Your task is to write out only the lines running from the line with "Emit a component" to the line with "The picture is", both ends kept, with no images.

*Material for the task*
□ □ □ □

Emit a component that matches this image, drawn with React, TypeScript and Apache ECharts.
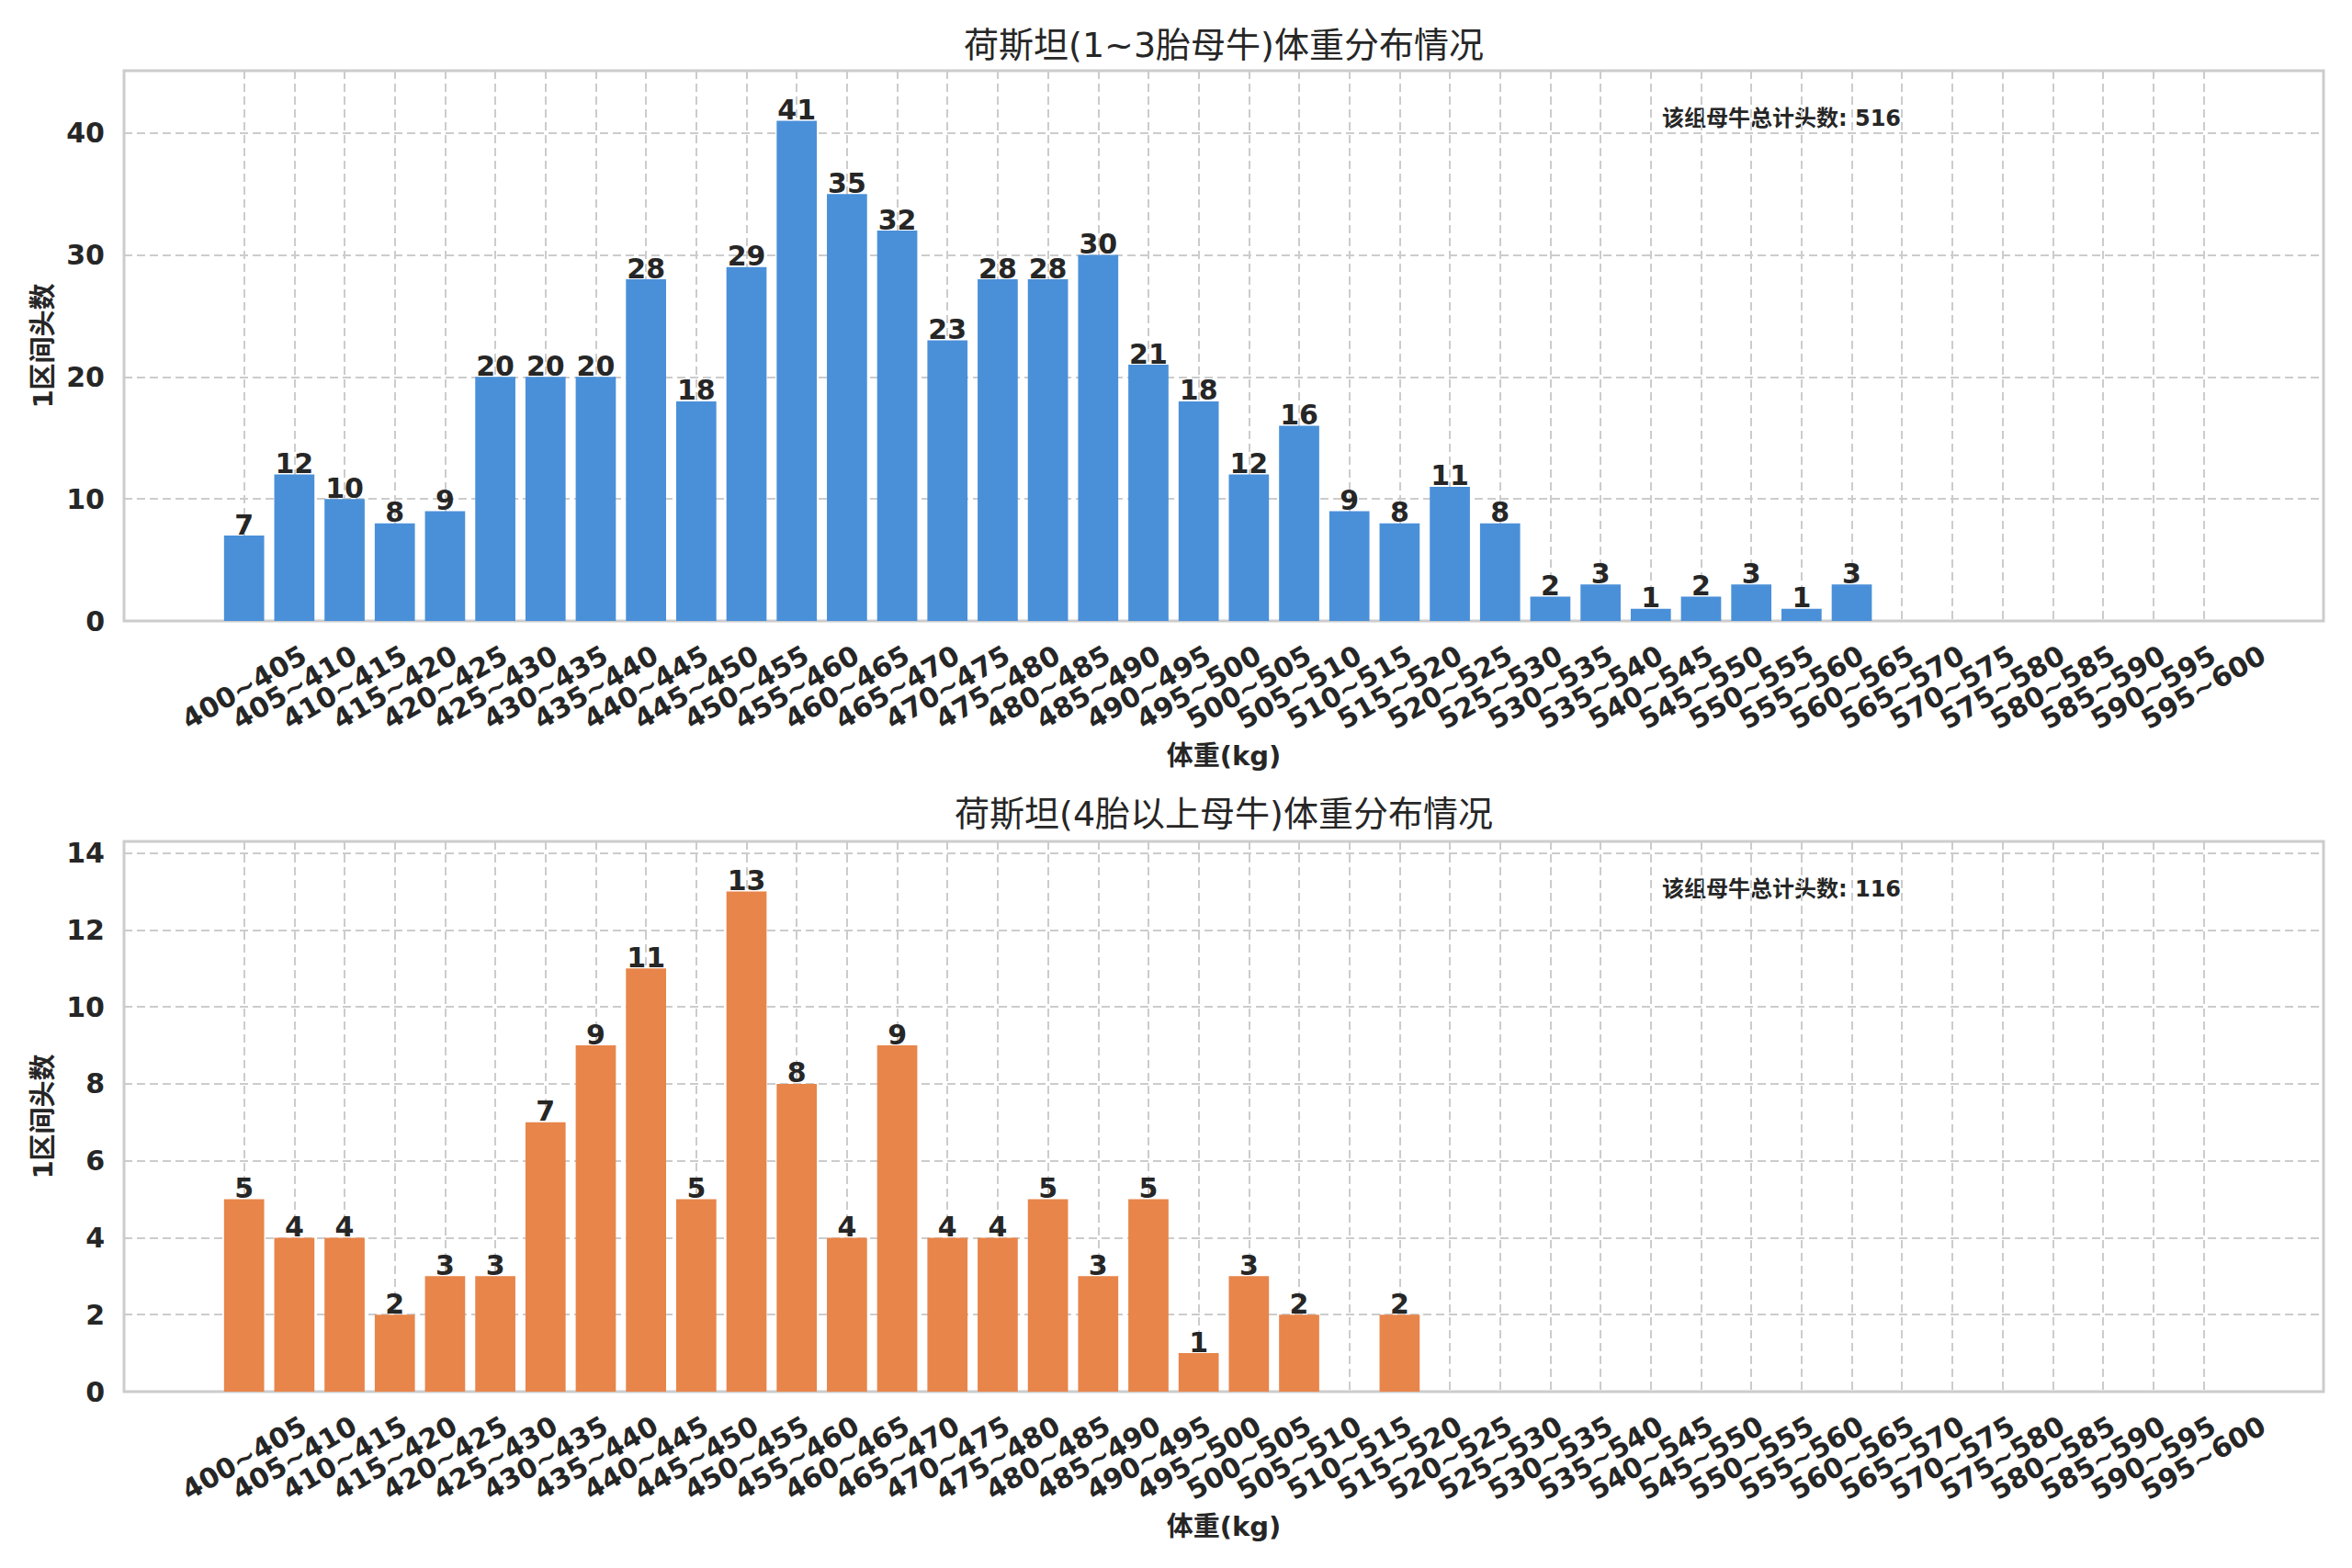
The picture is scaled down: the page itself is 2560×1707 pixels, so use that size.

□ □ □ □

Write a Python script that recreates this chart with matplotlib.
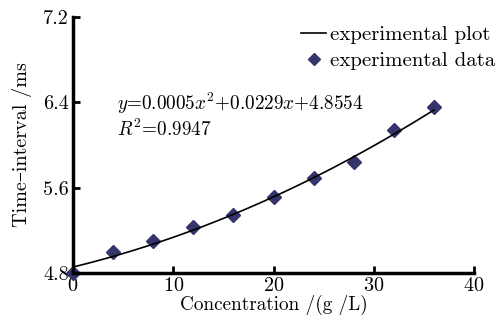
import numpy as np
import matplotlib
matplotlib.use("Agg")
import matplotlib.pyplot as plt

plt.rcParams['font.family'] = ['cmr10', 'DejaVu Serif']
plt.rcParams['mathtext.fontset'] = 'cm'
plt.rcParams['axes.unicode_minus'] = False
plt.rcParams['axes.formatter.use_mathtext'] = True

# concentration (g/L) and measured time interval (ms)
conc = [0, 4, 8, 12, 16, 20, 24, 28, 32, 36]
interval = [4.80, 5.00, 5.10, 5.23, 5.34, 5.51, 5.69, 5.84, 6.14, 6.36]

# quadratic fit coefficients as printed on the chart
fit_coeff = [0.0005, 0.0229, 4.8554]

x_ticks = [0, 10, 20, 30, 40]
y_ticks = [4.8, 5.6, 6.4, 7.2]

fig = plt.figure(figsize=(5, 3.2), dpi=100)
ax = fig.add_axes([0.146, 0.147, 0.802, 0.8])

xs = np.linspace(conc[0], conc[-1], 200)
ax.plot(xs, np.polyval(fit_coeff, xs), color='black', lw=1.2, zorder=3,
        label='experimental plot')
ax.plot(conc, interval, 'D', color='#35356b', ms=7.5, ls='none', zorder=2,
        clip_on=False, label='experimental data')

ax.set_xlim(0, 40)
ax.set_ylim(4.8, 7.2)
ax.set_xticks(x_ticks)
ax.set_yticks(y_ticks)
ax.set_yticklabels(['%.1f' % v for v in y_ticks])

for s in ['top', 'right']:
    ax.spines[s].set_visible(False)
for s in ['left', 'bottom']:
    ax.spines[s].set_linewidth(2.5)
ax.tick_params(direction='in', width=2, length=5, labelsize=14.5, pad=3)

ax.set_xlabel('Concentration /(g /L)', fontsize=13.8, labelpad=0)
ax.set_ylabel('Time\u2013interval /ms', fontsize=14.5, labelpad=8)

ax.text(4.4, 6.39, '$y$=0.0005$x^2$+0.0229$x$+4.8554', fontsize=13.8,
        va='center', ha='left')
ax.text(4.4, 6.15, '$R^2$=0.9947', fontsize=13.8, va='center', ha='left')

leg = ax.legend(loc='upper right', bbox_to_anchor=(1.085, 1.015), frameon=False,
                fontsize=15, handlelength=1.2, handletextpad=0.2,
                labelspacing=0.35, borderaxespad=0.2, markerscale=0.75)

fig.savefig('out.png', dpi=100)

□ □ □ □

*Task result*
Emit a component that matches this image, drawn with React, TypeScript and Apache ECharts.
The picture is scaled down: the page itself is 2560×1707 pixels, so use that size.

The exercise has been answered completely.